→ Exercise details:
Below is a listing; write it out exactly and drop any images from it.

→ Dataset section:
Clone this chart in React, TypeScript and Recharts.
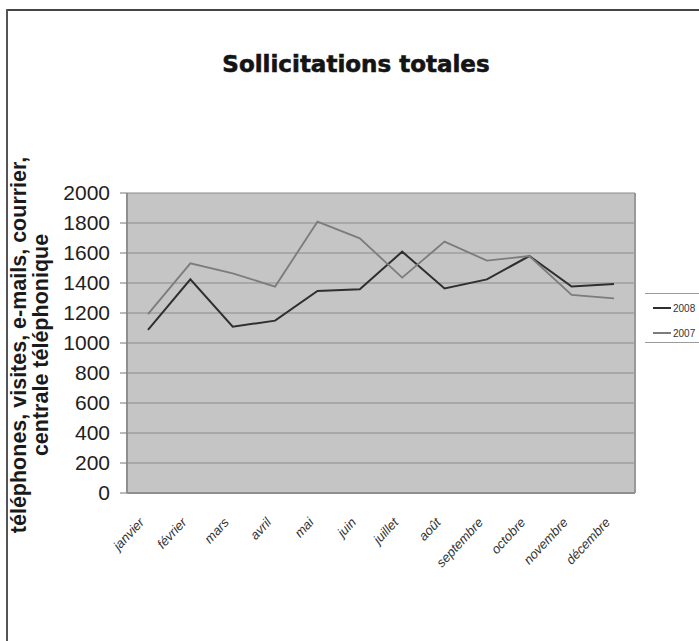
import { LineChart, Line, XAxis, YAxis, CartesianGrid, Legend } from 'recharts';

const months = [
  'janvier', 'février', 'mars', 'avril', 'mai', 'juin',
  'juillet', 'août', 'septembre', 'octobre', 'novembre', 'décembre',
];
const values2008 = [1087, 1424, 1109, 1149, 1347, 1358, 1609, 1364, 1424, 1580, 1376, 1393];
const values2007 = [1193, 1531, 1464, 1376, 1809, 1698, 1436, 1676, 1549, 1580, 1320, 1298];
const yTicks = [0, 200, 400, 600, 800, 1000, 1200, 1400, 1600, 1800, 2000];
const legendOrder = ['2008', '2007'];

const data = months.map((m, i) => ({ month: m, y2008: values2008[i], y2007: values2007[i] }));

const W = 699;
const H = 641;

function MonthTick({ x, y, payload }: any) {
  return (
    <text
      transform={`translate(${x - 3},${y + 22}) rotate(-47)`}
      textAnchor="end"
      fontFamily="'Liberation Sans', Arial, sans-serif"
      fontStyle="italic"
      fontSize={13}
      fill="#333"
    >
      {payload.value}
    </text>
  );
}

function YTitle() {
  const font = "'Liberation Sans', Arial, sans-serif";
  return (
    <g>
      <text
        transform="translate(26,345) rotate(-90)"
        textAnchor="middle"
        fontFamily={font}
        fontWeight="bold"
        fontSize={21.5}
        fill="#1a1a1a"
      >
        téléphones, visites, e-mails, courrier,
      </text>
      <text
        transform="translate(48,345) rotate(-90)"
        textAnchor="middle"
        fontFamily={font}
        fontWeight="bold"
        fontSize={21.5}
        fill="#1a1a1a"
      >
        centrale téléphonique
      </text>
    </g>
  );
}

function LegendBox({ payload }: any) {
  const items = [...(payload || [])].sort(
    (a: any, b: any) => legendOrder.indexOf(a.value) - legendOrder.indexOf(b.value)
  );
  return (
    <div
      style={{
        width: 60,
        height: 50,
        borderTop: '1px solid #9a9a9a',
        borderBottom: '1px solid #9a9a9a',
        fontFamily: "'Liberation Sans', Arial, sans-serif",
        fontSize: 10,
        color: '#333',
        paddingTop: 5,
        boxSizing: 'border-box',
      }}
    >
      {items.map((p: any) => (
        <div key={p.value} style={{ display: 'flex', alignItems: 'center', height: 18, marginBottom: 7 }}>
          <span style={{ display: 'inline-block', width: 18, height: 2, background: p.color, marginLeft: 8, marginRight: 2 }} />
          <span>{p.value}</span>
        </div>
      ))}
    </div>
  );
}

export default function App() {
  return (
    <div style={{ position: 'absolute', left: 0, top: 0, width: W, height: H, background: '#fff', overflow: 'hidden' }}>
      <div style={{ position: 'absolute', left: 7, top: 9, width: W - 7, height: 2, background: '#444' }} />
      <div style={{ position: 'absolute', left: 6, top: 9, width: 2, height: H - 9, background: '#555' }} />
      <div
        style={{
          position: 'absolute',
          left: 0,
          width: 712,
          top: 50,
          textAlign: 'center',
          fontFamily: "'DejaVu Sans', sans-serif",
          fontWeight: 'bold',
          fontSize: 23,
          color: '#141414',
          lineHeight: '28px',
          WebkitTextStroke: '0.6px #141414',
        }}
      >
        Sollicitations totales
      </div>
      <LineChart
        width={W}
        height={H}
        data={data}
        margin={{ top: 193, right: 3, bottom: 88, left: 0 }}
        style={{ position: 'absolute', left: 0, top: 0 }}
      >
        <CartesianGrid vertical={false} stroke="#8c8c8c" fill="#c5c5c5" strokeWidth={1.2} />
        <XAxis
          dataKey="month"
          interval={0}
          tickLine={false}
          padding={{ left: 21, right: 21 }}
          axisLine={{ stroke: '#8f8f8f', strokeWidth: 2 }}
          height={60}
          tick={<MonthTick />}
        />
        <YAxis
          domain={[0, 2000]}
          ticks={yTicks}
          interval={0}
          width={127}
          tickSize={7}
          tickMargin={10}
          axisLine={{ stroke: '#8f8f8f', strokeWidth: 2 }}
          tickLine={{ stroke: '#777' }}
          tick={{ fill: '#1e1e1e', fontSize: 21, fontFamily: "'Liberation Sans', Arial, sans-serif" }}
          label={{ content: <YTitle /> }}
        />
        <YAxis
          yAxisId="right"
          orientation="right"
          domain={[0, 2000]}
          width={1}
          tick={false}
          tickLine={false}
          axisLine={{ stroke: '#999', strokeWidth: 2 }}
        />
        <Legend
          layout="vertical"
          align="right"
          verticalAlign="top"
          content={<LegendBox />}
          wrapperStyle={{ position: 'absolute', left: 645, top: 293, width: 60 }}
        />
        <Line
          type="linear"
          dataKey="y2008"
          name="2008"
          stroke="#2f2f2f"
          strokeWidth={2}
          dot={false}
          isAnimationActive={false}
        />
        <Line
          type="linear"
          dataKey="y2007"
          name="2007"
          stroke="#7c7c7c"
          strokeWidth={1.8}
          dot={false}
          isAnimationActive={false}
        />
      </LineChart>
    </div>
  );
}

→ Output for this task:
Clone this chart in React, TypeScript and Recharts.
import { LineChart, Line, XAxis, YAxis, CartesianGrid, Legend } from 'recharts';

const months = [
  'janvier', 'février', 'mars', 'avril', 'mai', 'juin',
  'juillet', 'août', 'septembre', 'octobre', 'novembre', 'décembre',
];
const values2008 = [1087, 1424, 1109, 1149, 1347, 1358, 1609, 1364, 1424, 1580, 1376, 1393];
const values2007 = [1193, 1531, 1464, 1376, 1809, 1698, 1436, 1676, 1549, 1580, 1320, 1298];
const yTicks = [0, 200, 400, 600, 800, 1000, 1200, 1400, 1600, 1800, 2000];
const legendOrder = ['2008', '2007'];

const data = months.map((m, i) => ({ month: m, y2008: values2008[i], y2007: values2007[i] }));

const W = 699;
const H = 641;

function MonthTick({ x, y, payload }: any) {
  return (
    <text
      transform={`translate(${x - 3},${y + 22}) rotate(-47)`}
      textAnchor="end"
      fontFamily="'Liberation Sans', Arial, sans-serif"
      fontStyle="italic"
      fontSize={13}
      fill="#333"
    >
      {payload.value}
    </text>
  );
}

function YTitle() {
  const font = "'Liberation Sans', Arial, sans-serif";
  return (
    <g>
      <text
        transform="translate(26,345) rotate(-90)"
        textAnchor="middle"
        fontFamily={font}
        fontWeight="bold"
        fontSize={21.5}
        fill="#1a1a1a"
      >
        téléphones, visites, e-mails, courrier,
      </text>
      <text
        transform="translate(48,345) rotate(-90)"
        textAnchor="middle"
        fontFamily={font}
        fontWeight="bold"
        fontSize={21.5}
        fill="#1a1a1a"
      >
        centrale téléphonique
      </text>
    </g>
  );
}

function LegendBox({ payload }: any) {
  const items = [...(payload || [])].sort(
    (a: any, b: any) => legendOrder.indexOf(a.value) - legendOrder.indexOf(b.value)
  );
  return (
    <div
      style={{
        width: 60,
        height: 50,
        borderTop: '1px solid #9a9a9a',
        borderBottom: '1px solid #9a9a9a',
        fontFamily: "'Liberation Sans', Arial, sans-serif",
        fontSize: 10,
        color: '#333',
        paddingTop: 5,
        boxSizing: 'border-box',
      }}
    >
      {items.map((p: any) => (
        <div key={p.value} style={{ display: 'flex', alignItems: 'center', height: 18, marginBottom: 7 }}>
          <span style={{ display: 'inline-block', width: 18, height: 2, background: p.color, marginLeft: 8, marginRight: 2 }} />
          <span>{p.value}</span>
        </div>
      ))}
    </div>
  );
}

export default function App() {
  return (
    <div style={{ position: 'absolute', left: 0, top: 0, width: W, height: H, background: '#fff', overflow: 'hidden' }}>
      <div style={{ position: 'absolute', left: 7, top: 9, width: W - 7, height: 2, background: '#444' }} />
      <div style={{ position: 'absolute', left: 6, top: 9, width: 2, height: H - 9, background: '#555' }} />
      <div
        style={{
          position: 'absolute',
          left: 0,
          width: 712,
          top: 50,
          textAlign: 'center',
          fontFamily: "'DejaVu Sans', sans-serif",
          fontWeight: 'bold',
          fontSize: 23,
          color: '#141414',
          lineHeight: '28px',
          WebkitTextStroke: '0.6px #141414',
        }}
      >
        Sollicitations totales
      </div>
      <LineChart
        width={W}
        height={H}
        data={data}
        margin={{ top: 193, right: 3, bottom: 88, left: 0 }}
        style={{ position: 'absolute', left: 0, top: 0 }}
      >
        <CartesianGrid vertical={false} stroke="#8c8c8c" fill="#c5c5c5" strokeWidth={1.2} />
        <XAxis
          dataKey="month"
          interval={0}
          tickLine={false}
          padding={{ left: 21, right: 21 }}
          axisLine={{ stroke: '#8f8f8f', strokeWidth: 2 }}
          height={60}
          tick={<MonthTick />}
        />
        <YAxis
          domain={[0, 2000]}
          ticks={yTicks}
          interval={0}
          width={127}
          tickSize={7}
          tickMargin={10}
          axisLine={{ stroke: '#8f8f8f', strokeWidth: 2 }}
          tickLine={{ stroke: '#777' }}
          tick={{ fill: '#1e1e1e', fontSize: 21, fontFamily: "'Liberation Sans', Arial, sans-serif" }}
          label={{ content: <YTitle /> }}
        />
        <YAxis
          yAxisId="right"
          orientation="right"
          domain={[0, 2000]}
          width={1}
          tick={false}
          tickLine={false}
          axisLine={{ stroke: '#999', strokeWidth: 2 }}
        />
        <Legend
          layout="vertical"
          align="right"
          verticalAlign="top"
          content={<LegendBox />}
          wrapperStyle={{ position: 'absolute', left: 645, top: 293, width: 60 }}
        />
        <Line
          type="linear"
          dataKey="y2008"
          name="2008"
          stroke="#2f2f2f"
          strokeWidth={2}
          dot={false}
          isAnimationActive={false}
        />
        <Line
          type="linear"
          dataKey="y2007"
          name="2007"
          stroke="#7c7c7c"
          strokeWidth={1.8}
          dot={false}
          isAnimationActive={false}
        />
      </LineChart>
    </div>
  );
}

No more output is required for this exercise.